La Liga is back! The Spanish first division returned this weekend after its three-month break. The Big Three all picked up points, new boys debuted, and of course, there was controversy. Let’s round it up!

- Barcelona 3-0 Elche

Last year’s runners-up started the season in fine form, I’d say. Lionel Messi scored twice as ten-men Barça ran riot on the Valencian side. La Masia product Munir El Haddadi scored the other goal for Luis Enrique’s club, and holy Ivan Rakitić, Batman! The Croatian fired off 112 passes in his competitive debut. No Neymar, no Suárez, no problem.

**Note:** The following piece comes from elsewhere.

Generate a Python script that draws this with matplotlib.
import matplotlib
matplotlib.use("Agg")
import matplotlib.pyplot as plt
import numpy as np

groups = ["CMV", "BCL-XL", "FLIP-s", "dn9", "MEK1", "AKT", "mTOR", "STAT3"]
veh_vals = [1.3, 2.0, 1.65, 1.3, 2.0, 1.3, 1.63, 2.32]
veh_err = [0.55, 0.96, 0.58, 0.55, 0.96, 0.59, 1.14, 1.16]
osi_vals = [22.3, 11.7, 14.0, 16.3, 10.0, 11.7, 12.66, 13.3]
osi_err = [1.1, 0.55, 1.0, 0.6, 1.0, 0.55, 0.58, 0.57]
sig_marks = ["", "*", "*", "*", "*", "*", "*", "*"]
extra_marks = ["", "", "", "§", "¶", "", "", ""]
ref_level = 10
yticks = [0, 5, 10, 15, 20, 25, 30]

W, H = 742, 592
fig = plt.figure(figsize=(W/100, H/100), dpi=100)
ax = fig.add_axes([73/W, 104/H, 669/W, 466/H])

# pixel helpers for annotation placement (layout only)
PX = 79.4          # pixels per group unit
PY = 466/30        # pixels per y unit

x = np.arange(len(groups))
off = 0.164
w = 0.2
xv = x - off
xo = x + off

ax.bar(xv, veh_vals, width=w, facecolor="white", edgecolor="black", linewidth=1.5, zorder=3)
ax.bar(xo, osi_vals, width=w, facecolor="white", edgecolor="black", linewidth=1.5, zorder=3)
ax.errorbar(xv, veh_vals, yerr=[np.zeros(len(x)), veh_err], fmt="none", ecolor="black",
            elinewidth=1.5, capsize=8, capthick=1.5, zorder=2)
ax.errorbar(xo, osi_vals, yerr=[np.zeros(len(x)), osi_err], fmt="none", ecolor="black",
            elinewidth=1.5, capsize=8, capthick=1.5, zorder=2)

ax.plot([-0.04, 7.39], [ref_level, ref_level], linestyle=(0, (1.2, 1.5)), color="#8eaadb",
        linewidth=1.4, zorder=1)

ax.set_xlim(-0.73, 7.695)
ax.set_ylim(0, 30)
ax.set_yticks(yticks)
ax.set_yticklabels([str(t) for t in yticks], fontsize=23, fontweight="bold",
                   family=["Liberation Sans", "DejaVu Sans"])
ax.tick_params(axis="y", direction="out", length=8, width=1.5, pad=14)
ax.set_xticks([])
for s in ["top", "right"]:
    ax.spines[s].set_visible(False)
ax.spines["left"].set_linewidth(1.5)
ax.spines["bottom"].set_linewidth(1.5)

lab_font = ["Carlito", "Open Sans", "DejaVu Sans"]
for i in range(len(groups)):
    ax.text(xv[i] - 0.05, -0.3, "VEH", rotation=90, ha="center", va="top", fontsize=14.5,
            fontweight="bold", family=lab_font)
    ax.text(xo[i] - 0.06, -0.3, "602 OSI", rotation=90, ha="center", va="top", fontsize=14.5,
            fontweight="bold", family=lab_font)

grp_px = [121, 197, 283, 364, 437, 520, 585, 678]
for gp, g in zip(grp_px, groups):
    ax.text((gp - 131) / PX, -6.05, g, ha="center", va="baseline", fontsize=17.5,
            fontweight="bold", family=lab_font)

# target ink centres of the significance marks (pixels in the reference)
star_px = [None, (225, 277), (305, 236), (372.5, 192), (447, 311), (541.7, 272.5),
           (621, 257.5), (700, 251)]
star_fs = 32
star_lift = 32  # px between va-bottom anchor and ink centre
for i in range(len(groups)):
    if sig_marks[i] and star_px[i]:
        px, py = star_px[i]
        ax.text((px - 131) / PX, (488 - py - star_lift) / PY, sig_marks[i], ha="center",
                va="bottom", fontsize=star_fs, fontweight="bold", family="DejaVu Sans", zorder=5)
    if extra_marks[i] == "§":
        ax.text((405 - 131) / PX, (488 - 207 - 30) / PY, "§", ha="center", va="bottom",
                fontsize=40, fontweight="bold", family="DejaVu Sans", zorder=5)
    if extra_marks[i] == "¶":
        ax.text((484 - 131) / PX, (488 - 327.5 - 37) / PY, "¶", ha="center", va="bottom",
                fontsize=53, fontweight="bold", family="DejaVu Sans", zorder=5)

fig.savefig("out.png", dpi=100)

- Rayo Vallecano 0-0 Atlético Madrid

The reigning Spanish champions endured a disappointing start to their season: a scoreless draw at the Campo de Fútbol de Vallecas. Atlético, Supercopa winners three days ago, played their third game in a week and will be without manager Diego Simeone for seven more weeks after the RFEF suspended him for his actions during Friday’s game. Rayo enjoyed 60% possession and Atleti finished with a lowly 68% passing. The champs have adjustments to make.

- Real Madrid 2-0 Córdoba

Karim Benzema scored his first goal for Real since April as the European Cup winners kept the Andalusians at bay. This was Córdoba’s first Liga game in 42 years, and they managed to keep a fatigued Real within striking distance until Cristiano Ronaldo’s goal in the 90th minute. Not a bad result for the new boys, all told.

-Eibar 1-0 Real Sociedad

Eibar’s first-ever La Liga couldn’t have gone any better: a Basque derby which ended in a victory. Javi Lara’s free-kick just before half gave the Liga Adelante winners a famous win in front of only 5,000 supporters. Lara pretty much did it all in the victory, accruing three total shots, five tackles, four key passes, and two interceptions.

-Málaga 1-0 Athletic Club

The weekend’s opening game featured a highly controversial ending. Luis Alberto, scored 34 minutes in, slotting home a rebound after his penalty was stopped by Gorka Iraizoz. Speaking of Iraizoz, it was late in second-half injury time when the keeper headed home what should have been the equalizer. But #SpanishRefs struck, the goal was disallowed, and Málaga escaped.

-Other Results

Granada 2-1 Deportivo, Sevilla 1-1 Valencia, Almería 1-1 Espanyol, Celta Vigo 3-1 Getafe, Levante 0-2 Villarreal.